Watercolor and bleedproof white on paper, 31 × 23 cm, 2025
This richly detailed watercolor captures the visual excess of American fast food culture with surreal affection and subtle critique. A double cheeseburger — perfectly stacked and glistening — sits beside an absurdly decadent milkshake, its rim encrusted with rainbow candy shells, peanut butter cups, and topped with whipped cream, chocolate, and grissini.

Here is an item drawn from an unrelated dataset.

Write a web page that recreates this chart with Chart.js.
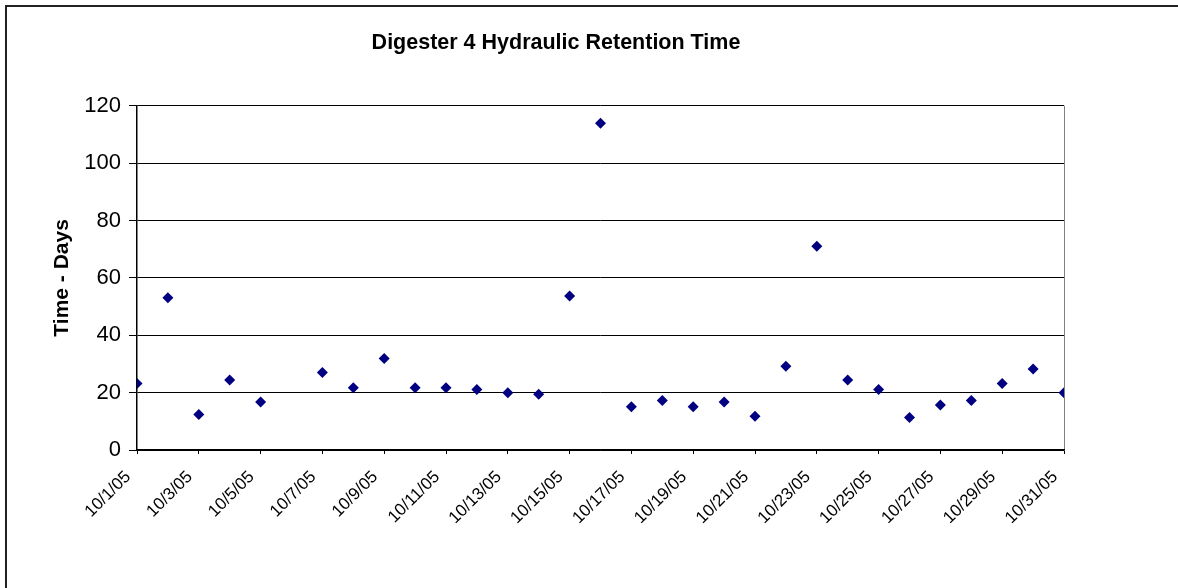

Simultaneously playful and unsettling, A Thousand Calories and Counting explores themes of overindulgence, mass production, and the seductive aesthetics of consumption. The painting draws attention to the engineered beauty of fast food, inviting viewers to question not just what we eat, but how we’re sold pleasure in its most artificial form.
Mailbox (after stickers)

Watercolor and bleedproof white on paper, 31 × 23 cm, 2025
This painting depicts a USPS mailbox layered with political stickers. The torn, weathered, and forceful slogans reflect tensions between institutional authority and grassroots resistance. A fleeting moment of public life becomes a site of personal and political reflection, revealing how everyday infrastructure serves as a canvas for protest, identity, and contradiction.
Chains to Roots

Created for Juneteenth, Chains to Roots reflects on the legacy of slavery in the United States and the continued struggle for racial justice. The work marks June 19, 1865 — the day when General Gordon Granger arrived in Texas to announce the abolition of slavery to the last enslaved people.

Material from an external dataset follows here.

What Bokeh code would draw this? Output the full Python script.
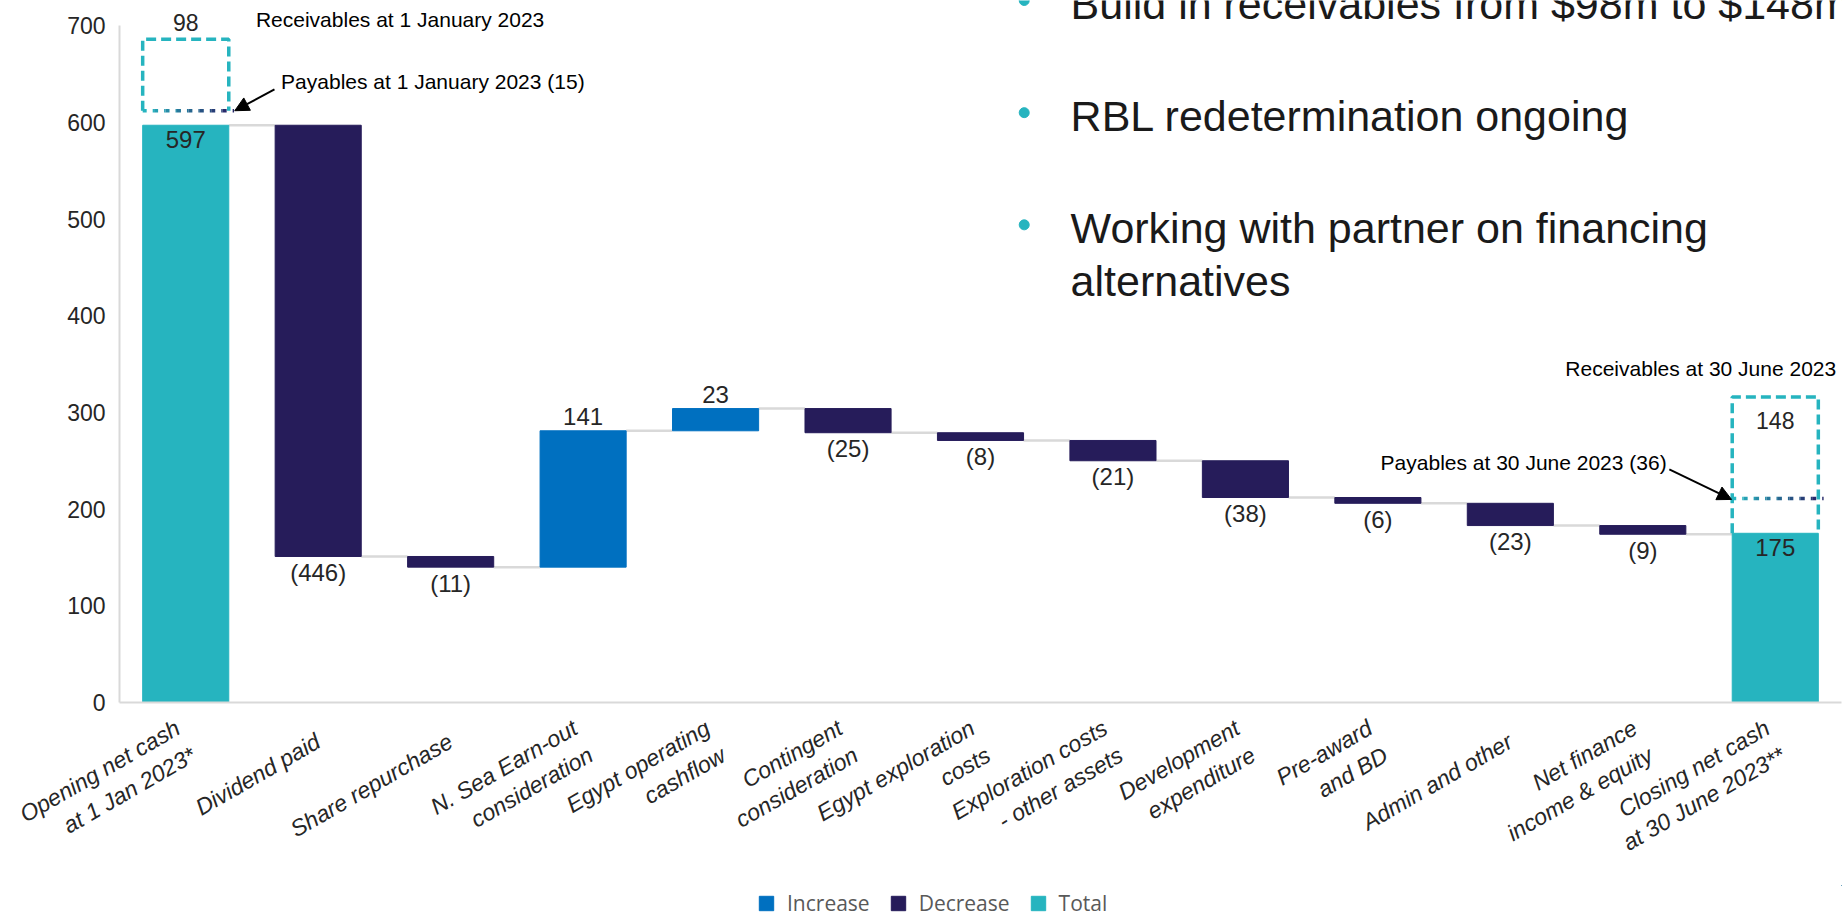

This work draws visual inspiration from archival and press imagery, including a 2020 photograph of Angela Davis by Yalonda M. James (San Francisco Chronicle / Smithsonian), and Juneteenth parade documentation by Go Nakamura (Getty). The final composition is an original reinterpretation combining multiple sources.
Echoes from the Feed

Watercolor and bleedproof white on paper, 31 × 23 cm, 2025
Echoes from the Feed distills the fragmented reality of social media into a single, disorienting visual. Inspired by the endless scroll of X (formerly Twitter), the piece explores the absurdity of a digital space where wildfire footage and golden retriever memes collide, where crypto ads blur into political spectacle, and where historical truths are buried beside algorithmic distraction.
This work reflects the emotional whiplash of online life—its tension between oversaturation and detachment, chaos and calm. Within the noise, reality flickers—brief, raw, and often overlooked.